- _What the task requires_
Return, without pictures, the lines from the start of the data through the one that contains "plt.rcParams['mathtext.rm'] = 'Liberation".

- _Given material_
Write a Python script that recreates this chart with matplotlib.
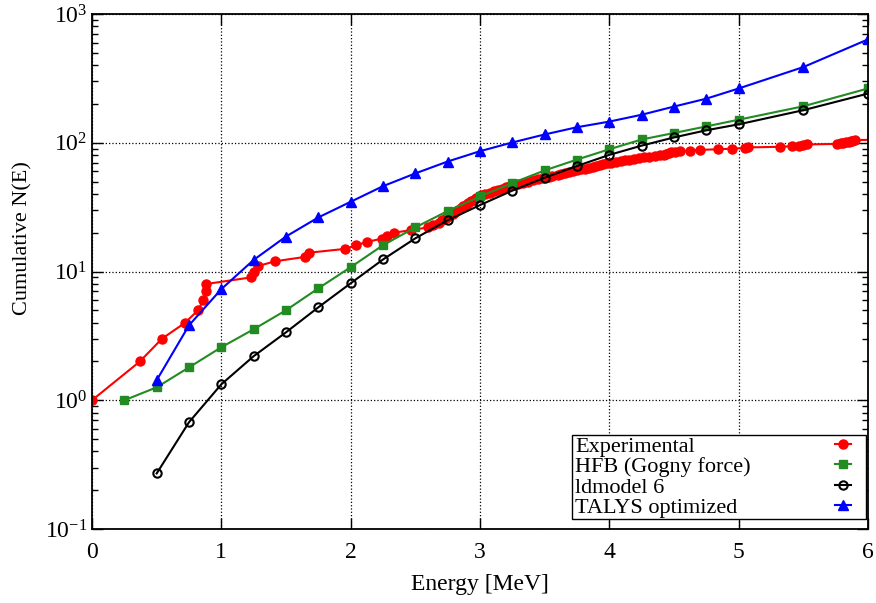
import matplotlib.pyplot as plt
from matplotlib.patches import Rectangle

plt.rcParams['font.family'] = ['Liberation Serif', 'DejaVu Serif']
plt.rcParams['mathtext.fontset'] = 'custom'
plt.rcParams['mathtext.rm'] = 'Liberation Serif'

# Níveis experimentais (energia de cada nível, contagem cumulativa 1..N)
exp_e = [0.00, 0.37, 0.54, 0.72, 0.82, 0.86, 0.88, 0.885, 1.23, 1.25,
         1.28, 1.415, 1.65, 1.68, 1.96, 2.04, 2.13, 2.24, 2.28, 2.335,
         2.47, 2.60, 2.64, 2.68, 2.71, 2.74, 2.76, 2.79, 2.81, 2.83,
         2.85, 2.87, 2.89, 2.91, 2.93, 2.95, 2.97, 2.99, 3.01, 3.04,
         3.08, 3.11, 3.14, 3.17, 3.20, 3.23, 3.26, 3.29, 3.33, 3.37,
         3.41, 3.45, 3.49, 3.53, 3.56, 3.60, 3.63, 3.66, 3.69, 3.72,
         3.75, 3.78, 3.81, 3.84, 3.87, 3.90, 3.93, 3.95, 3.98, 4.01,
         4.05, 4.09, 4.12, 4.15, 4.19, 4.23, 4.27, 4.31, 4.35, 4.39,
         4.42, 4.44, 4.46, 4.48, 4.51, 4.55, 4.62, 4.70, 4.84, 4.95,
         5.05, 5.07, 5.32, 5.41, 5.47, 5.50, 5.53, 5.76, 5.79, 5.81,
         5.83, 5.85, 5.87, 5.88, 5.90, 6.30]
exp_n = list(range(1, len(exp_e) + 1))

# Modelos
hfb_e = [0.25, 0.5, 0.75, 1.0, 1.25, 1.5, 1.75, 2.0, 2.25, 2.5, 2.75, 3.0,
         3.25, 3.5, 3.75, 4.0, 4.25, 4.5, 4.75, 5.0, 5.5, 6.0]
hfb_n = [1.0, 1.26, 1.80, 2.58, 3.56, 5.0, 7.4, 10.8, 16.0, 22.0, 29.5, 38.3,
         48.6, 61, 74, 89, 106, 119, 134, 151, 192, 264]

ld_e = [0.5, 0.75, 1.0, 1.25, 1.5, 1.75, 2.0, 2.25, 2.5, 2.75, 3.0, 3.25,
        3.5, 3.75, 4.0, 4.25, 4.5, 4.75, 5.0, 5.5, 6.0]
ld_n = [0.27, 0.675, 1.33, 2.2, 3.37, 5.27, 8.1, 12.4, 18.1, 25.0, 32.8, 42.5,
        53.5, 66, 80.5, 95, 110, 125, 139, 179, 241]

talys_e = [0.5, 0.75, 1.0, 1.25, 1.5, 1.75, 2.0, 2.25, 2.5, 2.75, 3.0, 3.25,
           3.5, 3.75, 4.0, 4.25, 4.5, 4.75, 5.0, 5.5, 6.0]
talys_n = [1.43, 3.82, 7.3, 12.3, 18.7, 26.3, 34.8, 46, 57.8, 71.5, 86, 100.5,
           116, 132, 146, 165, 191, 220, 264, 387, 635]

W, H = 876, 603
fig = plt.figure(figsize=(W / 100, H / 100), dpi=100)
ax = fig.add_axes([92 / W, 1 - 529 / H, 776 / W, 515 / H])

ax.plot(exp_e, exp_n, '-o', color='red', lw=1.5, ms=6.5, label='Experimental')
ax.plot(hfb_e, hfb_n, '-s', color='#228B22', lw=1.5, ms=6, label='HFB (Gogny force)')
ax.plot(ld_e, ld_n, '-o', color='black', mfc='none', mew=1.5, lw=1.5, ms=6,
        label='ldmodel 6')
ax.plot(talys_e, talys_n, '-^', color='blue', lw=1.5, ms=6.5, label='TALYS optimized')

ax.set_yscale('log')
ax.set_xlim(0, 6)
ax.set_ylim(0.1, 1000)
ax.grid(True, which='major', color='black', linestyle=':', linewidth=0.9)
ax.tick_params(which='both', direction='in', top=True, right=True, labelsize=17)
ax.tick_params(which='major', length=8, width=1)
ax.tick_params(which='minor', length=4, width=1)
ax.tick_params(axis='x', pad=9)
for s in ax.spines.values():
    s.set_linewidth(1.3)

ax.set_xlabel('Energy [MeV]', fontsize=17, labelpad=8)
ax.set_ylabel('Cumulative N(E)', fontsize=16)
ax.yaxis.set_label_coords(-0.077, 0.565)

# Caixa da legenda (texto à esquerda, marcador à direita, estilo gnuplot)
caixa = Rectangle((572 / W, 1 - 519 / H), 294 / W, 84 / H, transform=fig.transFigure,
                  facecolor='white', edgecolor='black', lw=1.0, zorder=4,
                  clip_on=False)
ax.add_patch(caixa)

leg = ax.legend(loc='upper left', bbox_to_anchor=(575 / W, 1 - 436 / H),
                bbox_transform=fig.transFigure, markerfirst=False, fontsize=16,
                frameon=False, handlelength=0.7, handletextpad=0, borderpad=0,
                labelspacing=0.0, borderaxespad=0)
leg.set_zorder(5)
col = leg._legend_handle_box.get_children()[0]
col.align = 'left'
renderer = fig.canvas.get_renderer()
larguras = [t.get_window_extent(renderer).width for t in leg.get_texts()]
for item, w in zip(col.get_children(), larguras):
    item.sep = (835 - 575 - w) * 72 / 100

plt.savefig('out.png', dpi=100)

- _Solution for this task_
Write a Python script that recreates this chart with matplotlib.
import matplotlib.pyplot as plt
from matplotlib.patches import Rectangle

plt.rcParams['font.family'] = ['Liberation Serif', 'DejaVu Serif']
plt.rcParams['mathtext.fontset'] = 'custom'
plt.rcParams['mathtext.rm'] = 'Liberation Serif'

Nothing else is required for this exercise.